Imagine that it were possible to assemble Bogdan Chmielnicki, Adolf Hitler, Josef Stalin, Louis Farrakhan, Ismail Haniyeh, Jeremy Corbyn, Rashida Tlaib, Lara Friedman, and Gideon Levy in one room. Antisemites all, albeit of greater or lesser import. They would agree about very little except the vileness of the Jewish people. Their followers and their ideas are everywhere; the initial impetus by the KGB in the 1960s and 70s set fire to latent Jew-hatred whose overt manifestation today is so shocking to those who don’t know the history of the Jewish people.
Most initiatives to “fight antisemitism” rely on some form of educational enterprise. These are doomed to fail, especially “Holocaust education,” which is intended to make people behave better toward Jews by making them feel sorry for them. Psychologically, this has the opposite effect, causing subjects to distance themselves from Jews. Antisemites respond that the Holocaust is either a Jewish lie, or if it did happen, it was because Jewish behavior precipitated it, and they are encouraged by Hitler’s partial success and want to finish the job. They add that Jews are like Nazis. Misozionists insist absurdly that their “criticism of Israel” is different from antisemitism rather than a mutant form of it. They add that Israelis are like Nazis.
Misozionists will also say that the existence of the state is the whole problem. If Israel didn’t exist, there would be no conflict, no terrorism, no hatred. I point to the entire history of the Jewish people prior to 1948 as a counterexample.

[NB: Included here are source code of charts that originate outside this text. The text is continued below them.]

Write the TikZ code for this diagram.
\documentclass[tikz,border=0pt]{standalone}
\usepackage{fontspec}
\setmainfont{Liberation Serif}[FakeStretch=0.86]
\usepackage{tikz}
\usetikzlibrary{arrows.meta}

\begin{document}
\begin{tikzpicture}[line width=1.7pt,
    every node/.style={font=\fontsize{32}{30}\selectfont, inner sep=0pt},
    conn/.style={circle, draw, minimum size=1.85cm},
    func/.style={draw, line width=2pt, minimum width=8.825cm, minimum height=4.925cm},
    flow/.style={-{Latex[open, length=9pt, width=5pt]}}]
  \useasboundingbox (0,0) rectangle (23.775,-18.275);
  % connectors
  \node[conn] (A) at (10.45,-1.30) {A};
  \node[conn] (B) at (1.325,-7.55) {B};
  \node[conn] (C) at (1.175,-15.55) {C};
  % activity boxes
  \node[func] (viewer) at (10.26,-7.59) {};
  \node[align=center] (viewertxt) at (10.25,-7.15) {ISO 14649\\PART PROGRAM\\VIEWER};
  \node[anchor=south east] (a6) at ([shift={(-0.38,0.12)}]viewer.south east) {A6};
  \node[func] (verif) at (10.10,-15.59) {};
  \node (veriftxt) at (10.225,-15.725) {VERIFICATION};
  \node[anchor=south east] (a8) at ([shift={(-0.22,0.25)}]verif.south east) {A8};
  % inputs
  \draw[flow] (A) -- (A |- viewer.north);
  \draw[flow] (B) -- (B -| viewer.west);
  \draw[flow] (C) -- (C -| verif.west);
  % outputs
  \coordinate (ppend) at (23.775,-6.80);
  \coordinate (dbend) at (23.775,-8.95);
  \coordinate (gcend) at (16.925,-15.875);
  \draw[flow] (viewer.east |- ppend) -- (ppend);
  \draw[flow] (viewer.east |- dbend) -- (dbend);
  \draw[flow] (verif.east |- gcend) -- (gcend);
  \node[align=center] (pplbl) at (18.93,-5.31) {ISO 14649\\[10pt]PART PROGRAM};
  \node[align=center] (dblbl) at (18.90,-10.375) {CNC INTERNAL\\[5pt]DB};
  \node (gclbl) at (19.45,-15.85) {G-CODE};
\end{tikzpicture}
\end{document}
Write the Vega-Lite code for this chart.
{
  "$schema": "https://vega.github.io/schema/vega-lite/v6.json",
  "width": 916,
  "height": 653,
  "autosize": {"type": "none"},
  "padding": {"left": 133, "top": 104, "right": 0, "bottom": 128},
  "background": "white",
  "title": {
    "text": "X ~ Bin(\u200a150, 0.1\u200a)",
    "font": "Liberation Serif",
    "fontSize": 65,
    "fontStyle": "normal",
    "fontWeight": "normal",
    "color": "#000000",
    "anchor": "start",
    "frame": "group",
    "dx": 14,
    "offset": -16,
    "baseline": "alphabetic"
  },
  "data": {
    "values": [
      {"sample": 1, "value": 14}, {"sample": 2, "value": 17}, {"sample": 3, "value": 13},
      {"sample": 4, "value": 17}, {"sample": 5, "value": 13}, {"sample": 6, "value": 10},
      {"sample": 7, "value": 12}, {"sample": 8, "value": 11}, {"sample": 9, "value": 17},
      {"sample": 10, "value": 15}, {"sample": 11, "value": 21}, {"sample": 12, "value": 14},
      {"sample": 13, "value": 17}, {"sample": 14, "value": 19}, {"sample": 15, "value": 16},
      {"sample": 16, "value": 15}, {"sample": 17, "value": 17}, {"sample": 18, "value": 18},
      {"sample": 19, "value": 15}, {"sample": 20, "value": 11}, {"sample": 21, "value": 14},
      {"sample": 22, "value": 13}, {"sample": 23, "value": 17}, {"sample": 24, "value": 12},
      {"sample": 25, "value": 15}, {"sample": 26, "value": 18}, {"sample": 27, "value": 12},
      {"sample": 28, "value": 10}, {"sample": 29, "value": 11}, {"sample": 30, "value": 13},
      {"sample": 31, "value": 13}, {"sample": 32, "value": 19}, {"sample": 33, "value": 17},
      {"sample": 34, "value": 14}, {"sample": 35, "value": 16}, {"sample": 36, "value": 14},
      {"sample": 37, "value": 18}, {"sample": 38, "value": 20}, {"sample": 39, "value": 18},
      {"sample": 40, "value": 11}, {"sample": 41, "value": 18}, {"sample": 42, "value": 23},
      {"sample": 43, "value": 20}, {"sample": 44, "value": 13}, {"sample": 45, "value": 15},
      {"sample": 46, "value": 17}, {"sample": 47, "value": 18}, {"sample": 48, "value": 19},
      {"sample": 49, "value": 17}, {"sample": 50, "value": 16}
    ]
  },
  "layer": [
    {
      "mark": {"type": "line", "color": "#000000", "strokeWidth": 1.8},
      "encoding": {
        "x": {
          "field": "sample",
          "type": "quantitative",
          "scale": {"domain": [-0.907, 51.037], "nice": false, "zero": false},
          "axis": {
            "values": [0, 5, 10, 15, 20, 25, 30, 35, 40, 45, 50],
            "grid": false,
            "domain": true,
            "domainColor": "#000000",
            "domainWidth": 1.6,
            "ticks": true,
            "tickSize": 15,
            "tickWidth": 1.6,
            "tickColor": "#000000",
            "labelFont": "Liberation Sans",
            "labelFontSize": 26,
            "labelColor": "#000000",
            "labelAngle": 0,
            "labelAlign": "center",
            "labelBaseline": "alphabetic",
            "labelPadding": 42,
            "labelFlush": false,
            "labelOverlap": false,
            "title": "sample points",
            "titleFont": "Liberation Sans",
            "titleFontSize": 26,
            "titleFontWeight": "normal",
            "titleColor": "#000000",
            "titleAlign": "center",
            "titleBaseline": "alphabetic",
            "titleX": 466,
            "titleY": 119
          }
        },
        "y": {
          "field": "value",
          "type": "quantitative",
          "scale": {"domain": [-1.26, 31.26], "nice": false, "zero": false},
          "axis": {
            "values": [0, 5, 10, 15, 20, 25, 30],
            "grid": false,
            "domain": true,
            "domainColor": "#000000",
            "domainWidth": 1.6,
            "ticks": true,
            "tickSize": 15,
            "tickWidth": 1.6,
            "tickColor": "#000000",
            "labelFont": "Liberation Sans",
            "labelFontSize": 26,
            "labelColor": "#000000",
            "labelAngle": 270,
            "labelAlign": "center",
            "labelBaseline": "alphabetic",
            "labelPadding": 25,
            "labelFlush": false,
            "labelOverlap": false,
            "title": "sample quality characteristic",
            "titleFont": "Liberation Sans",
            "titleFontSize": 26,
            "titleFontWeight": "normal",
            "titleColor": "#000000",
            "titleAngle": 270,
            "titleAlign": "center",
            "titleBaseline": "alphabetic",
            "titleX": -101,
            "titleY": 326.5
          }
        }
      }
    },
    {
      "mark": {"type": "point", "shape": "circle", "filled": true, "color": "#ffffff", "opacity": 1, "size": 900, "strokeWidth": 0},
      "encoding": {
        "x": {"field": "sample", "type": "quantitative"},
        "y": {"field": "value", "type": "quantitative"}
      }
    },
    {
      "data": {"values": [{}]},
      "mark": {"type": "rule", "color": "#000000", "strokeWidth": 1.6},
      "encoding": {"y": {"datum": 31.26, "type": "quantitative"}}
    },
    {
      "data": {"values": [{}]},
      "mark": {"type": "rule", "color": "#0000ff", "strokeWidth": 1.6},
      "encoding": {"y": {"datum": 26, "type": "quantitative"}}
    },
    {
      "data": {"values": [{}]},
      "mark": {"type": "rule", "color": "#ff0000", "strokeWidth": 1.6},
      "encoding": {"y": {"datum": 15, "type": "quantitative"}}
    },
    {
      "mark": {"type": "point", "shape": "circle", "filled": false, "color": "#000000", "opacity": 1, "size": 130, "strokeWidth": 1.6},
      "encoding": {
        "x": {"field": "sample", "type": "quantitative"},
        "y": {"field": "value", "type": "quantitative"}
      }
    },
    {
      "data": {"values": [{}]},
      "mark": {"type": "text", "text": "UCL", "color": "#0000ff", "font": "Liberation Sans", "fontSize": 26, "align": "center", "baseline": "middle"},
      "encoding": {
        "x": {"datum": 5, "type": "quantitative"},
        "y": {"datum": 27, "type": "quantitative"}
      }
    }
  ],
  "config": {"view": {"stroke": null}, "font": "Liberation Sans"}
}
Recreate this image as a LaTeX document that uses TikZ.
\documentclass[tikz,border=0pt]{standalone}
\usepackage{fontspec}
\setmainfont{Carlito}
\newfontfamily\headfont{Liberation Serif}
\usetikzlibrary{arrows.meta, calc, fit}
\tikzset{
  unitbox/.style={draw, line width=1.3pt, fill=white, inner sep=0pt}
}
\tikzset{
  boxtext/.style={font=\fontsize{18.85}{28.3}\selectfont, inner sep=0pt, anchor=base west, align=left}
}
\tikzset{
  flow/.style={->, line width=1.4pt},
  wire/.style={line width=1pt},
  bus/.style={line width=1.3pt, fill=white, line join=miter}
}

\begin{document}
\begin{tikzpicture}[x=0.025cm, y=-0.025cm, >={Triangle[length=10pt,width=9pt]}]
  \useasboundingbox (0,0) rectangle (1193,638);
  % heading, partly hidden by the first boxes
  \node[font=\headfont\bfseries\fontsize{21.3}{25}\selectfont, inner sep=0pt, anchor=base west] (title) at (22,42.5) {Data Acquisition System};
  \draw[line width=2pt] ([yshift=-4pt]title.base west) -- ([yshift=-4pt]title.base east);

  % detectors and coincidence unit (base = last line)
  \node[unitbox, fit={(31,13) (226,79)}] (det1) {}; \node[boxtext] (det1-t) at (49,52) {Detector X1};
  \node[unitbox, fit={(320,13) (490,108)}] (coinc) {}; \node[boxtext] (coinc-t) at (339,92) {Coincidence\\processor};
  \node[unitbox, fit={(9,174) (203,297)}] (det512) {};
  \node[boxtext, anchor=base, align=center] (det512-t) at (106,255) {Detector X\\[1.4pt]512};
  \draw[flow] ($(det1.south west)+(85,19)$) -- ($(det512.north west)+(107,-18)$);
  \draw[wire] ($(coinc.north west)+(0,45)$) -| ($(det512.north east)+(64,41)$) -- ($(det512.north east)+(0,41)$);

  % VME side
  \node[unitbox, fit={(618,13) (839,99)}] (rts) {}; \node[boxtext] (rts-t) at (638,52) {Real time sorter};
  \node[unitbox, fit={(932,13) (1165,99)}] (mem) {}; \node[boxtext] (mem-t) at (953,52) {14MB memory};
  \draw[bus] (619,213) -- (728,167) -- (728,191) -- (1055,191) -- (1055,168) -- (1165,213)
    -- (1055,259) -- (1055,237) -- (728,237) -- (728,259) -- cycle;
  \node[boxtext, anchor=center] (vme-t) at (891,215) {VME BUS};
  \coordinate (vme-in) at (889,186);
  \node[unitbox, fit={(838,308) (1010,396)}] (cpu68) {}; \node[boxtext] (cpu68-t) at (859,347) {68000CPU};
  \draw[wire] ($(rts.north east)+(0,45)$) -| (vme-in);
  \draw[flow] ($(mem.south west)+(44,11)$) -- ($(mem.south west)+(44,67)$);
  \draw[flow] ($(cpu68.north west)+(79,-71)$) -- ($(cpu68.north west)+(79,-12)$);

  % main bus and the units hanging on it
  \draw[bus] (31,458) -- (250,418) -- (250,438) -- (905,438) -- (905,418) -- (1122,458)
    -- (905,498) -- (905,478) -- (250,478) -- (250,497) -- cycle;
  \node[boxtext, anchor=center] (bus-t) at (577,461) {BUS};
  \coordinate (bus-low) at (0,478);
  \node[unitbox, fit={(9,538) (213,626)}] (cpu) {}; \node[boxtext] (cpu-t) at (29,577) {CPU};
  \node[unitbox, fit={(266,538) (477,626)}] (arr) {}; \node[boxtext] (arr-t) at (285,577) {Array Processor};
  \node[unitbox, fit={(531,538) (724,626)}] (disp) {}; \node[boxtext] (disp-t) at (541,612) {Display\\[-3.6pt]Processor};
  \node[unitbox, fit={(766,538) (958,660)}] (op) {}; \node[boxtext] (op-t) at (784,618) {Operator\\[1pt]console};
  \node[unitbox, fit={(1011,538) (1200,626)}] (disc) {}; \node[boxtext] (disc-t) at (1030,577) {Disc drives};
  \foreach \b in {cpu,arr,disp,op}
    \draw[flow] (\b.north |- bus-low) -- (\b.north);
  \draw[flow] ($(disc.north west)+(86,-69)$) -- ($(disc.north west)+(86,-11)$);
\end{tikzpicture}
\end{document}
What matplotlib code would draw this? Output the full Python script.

One thing that has been learned is that Jews cannot end antisemitism by improving themselves, either by involvement in “social justice” activities to help other oppressed groups (many of whose members don’t like Jews much anyway), or by becoming “new Jews” who drive tractors and milk cows rather than lending money.

Bari Weiss wrote a book called “How to fight Antisemitism.” I liked the book, but the title is a poor one. The enemy is not “antisemitism;” it is antisemites. There is only one way to “fight antisemitism” and that is to instill enough respect for – and fear of – Jewish power in antisemites to deter them from their anti-Jewish activities. The ideology can die out on its own (or not, we don’t care). The real enemy is not an abstract ideology, but concrete and specific: we and they know who they are.

And that is why a Jewish state, even though the fact of its existence does not itself prevent antisemitism, is invaluable in ending it. A stateless people is a powerless one, and the use of power is the best remedy for Jew-hatred. The Jewish state has bombed nuclear reactors in enemy countries, and Israel’s covert services have arrested or killed terrorists all over the world. Jewish police protect Jews in Israel from terrorism, and Jewish diplomacy, backed by military and economic power, can defend them in the diaspora. Ultimately, persecuted Jews can go to the Jewish state; indeed, Israel has preemptively rescued Jewish populations in danger in places like Ethiopia and Yemen.

If there is a problem, it is that too many Israelis have forgotten Jewish history and even the history of their state. They think that now we are a “normal” people in a “normal” state, and so we can relax and live normal lives. We aren’t and we can’t. Our state has a unique responsibility: to protect and nurture our people in a hostile world.